<\body> Stories in America: The Anti-Rape Condom

Sunday, December 11, 2005

The Anti-Rape Condom

Today's New York Times magazine includes a digest of the most noteworthy ideas of the past 12 months. The list is long. Here are a few of the best:

The Anti-Rape Condom:
The vagina dentata - a vagina with literal or figurative teeth - is a potent trope in South Asian mythology, urban legend, Freudian rumination and speculative fiction (the novel "Snow Crash," by Neal Stephenson, for example). But it took a step toward reality this August with the unveiling of the Rapex, a female "condom" lined with rows of plastic spikes on its inner surface.

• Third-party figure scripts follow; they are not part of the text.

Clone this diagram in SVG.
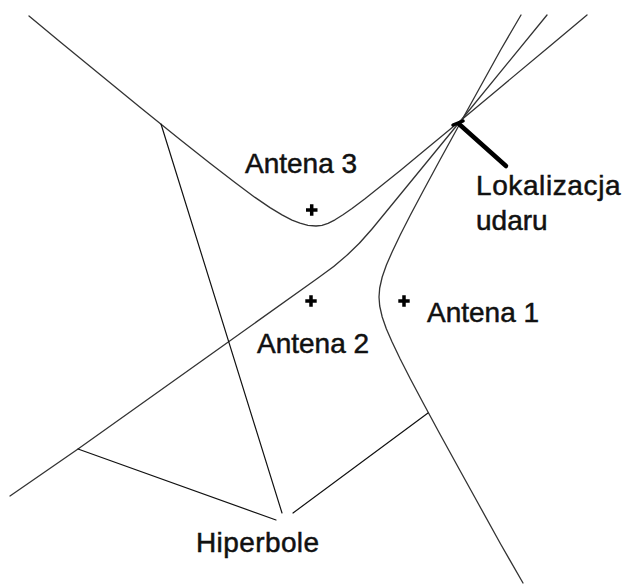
<svg xmlns="http://www.w3.org/2000/svg" width="626" height="585" viewBox="0 0 626 585">
<style>
.curve{fill:none;stroke:#333;stroke-width:1.3;stroke-linejoin:round;stroke-linecap:round}
.lead{fill:none;stroke:#111;stroke-width:1.2;stroke-linecap:round}
.ptr{fill:none;stroke:#000;stroke-width:4.5;stroke-linecap:round}
.plus{stroke:#000;stroke-width:3.5}
.lbl{font-family:"Liberation Sans",Arial,sans-serif;font-size:28px;fill:#111;stroke:#111;stroke-width:0.5}
</style>
<rect width="626" height="585" fill="#fff"/>
<g id="connectors">
  <polyline id="hyperbola-3" class="curve" points="29,16 60,41.7 100,74.5 140,107.2 180,139.5 210,163.3 235,182.6 255,197.4 270,207.6 282,214.9 292,220.1 300,223.2 308,225.3 316,226 322,225.3 328,223.3 335,219.8 343,214.8 352,208.5 365,198.7 380,186.8 400,170.7 425,150.1 458,122.8 500,87.7 550,45.9 587,15"/>
  <path id="hyperbola-2" class="curve" d="M10,496 L78,449 L203,360 L318,278 Q349,257 372,229 L458,124 L547,15"/>
  <polyline id="hyperbola-1" class="curve" points="521,15 500.6,50 478.5,90 459.7,124 439.9,160 423.7,190 410.4,215 400.2,235 392.1,252 386.4,265 382.2,277 379.7,288 379,297 379.7,306 382.2,317 386.4,329 392.1,342 400.2,359 410.4,379 423.7,404 439.9,434 459.7,470 478.5,504 500.6,544 523,583"/>
  <line class="lead" x1="161" y1="124" x2="282" y2="513"/>
  <line class="lead" x1="78" y1="449" x2="276" y2="520"/>
  <line class="lead" x1="293" y1="513" x2="428" y2="413"/>
  <line class="ptr" x1="459" y1="124" x2="506" y2="166"/>
  <line class="ptr" x1="453" y1="125" x2="463" y2="121" style="stroke-width:3.5"/>
</g>
<g id="antena-3">
  <path class="plus" d="M306,210 H317.5 M311.7,204.3 V215.7"/>
  <text class="lbl" x="245" y="173">Antena 3</text>
</g>
<g id="antena-2">
  <path class="plus" d="M305.3,301 H316.7 M311,295.3 V306.7"/>
  <text class="lbl" x="257" y="353">Antena 2</text>
</g>
<g id="antena-1">
  <path class="plus" d="M398.3,301 H409.7 M404,295.3 V306.7"/>
  <text class="lbl" x="427" y="322">Antena 1</text>
</g>
<g id="lokalizacja">
  <text class="lbl" x="476" y="195" letter-spacing="0.6">Lokalizacja</text>
  <text class="lbl" x="476" y="230">udaru</text>
</g>
<g id="hiperbole">
  <text class="lbl" x="196" y="552" letter-spacing="0.4">Hiperbole</text>
</g>
</svg>
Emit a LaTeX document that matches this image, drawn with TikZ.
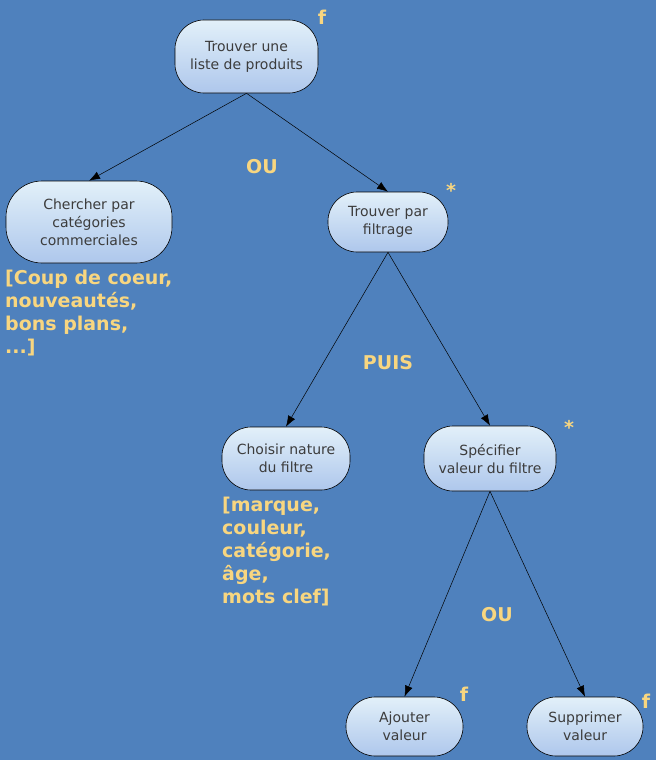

The Rapex is the brainchild of Sonette Ehlers, a retired blood technician in South Africa who was moved by the country's outlandish rape rate, which is among the highest in the world. The device is designed to be inserted any time a woman feels she is in danger of sexual assault. Its spikes are fashioned to end an assault immediately by affixing the Rapex to the assaulter's penis, but also to cause only superficial damage. The Rapex would create physical evidence of the attack as well and, as Ehlers laid out a course of events for reporters at a news conference, send the offender to a hospital, where he would be promptly arrested.

Dolphin Culture:
Sometimes, when a dolphin in Shark Bay, off the coast of Western Australia, prepares to forage, she drops to the sea floor, rips a fat conical chunk of sea sponge out of it, covers her beak with the sponge cone and sets to work. After she finds the fish she wants, she drops the sponge. "Sponging," as the scientists at the Shark Bay Dolphin Research Project call this behavior, is an unusual instance of an animal using another animal as a tool, but that is not what makes the sponging interesting to biologists. It's that dolphins learn to use the sponges - to probe deeply for food while protecting their beaks - from their mothers.

The sponging dolphins "see what Mom does and do it," Mann says. One-tenth of the mothers sponge. Many of their offspring have been seen sponging, too, and there is at least one documented case of sponging by a grandmother, a mother and a granddaughter. Nearly all of the mature spongers are female. Quite a few juvenile males try sponging, but they don't keep it up. Krutzen and his colleagues speculate that the solitary nature of sponging may be incompatible with the intense social requirements that characterize mature male dolphin life.

2 Comments:

At 12/11/2005 12:20 PM, Anonymous Anonymous said...

Every woman should own one!

 
At 12/12/2005 5:23 PM, Anonymous Anonymous said...

We should hand them out free of charge.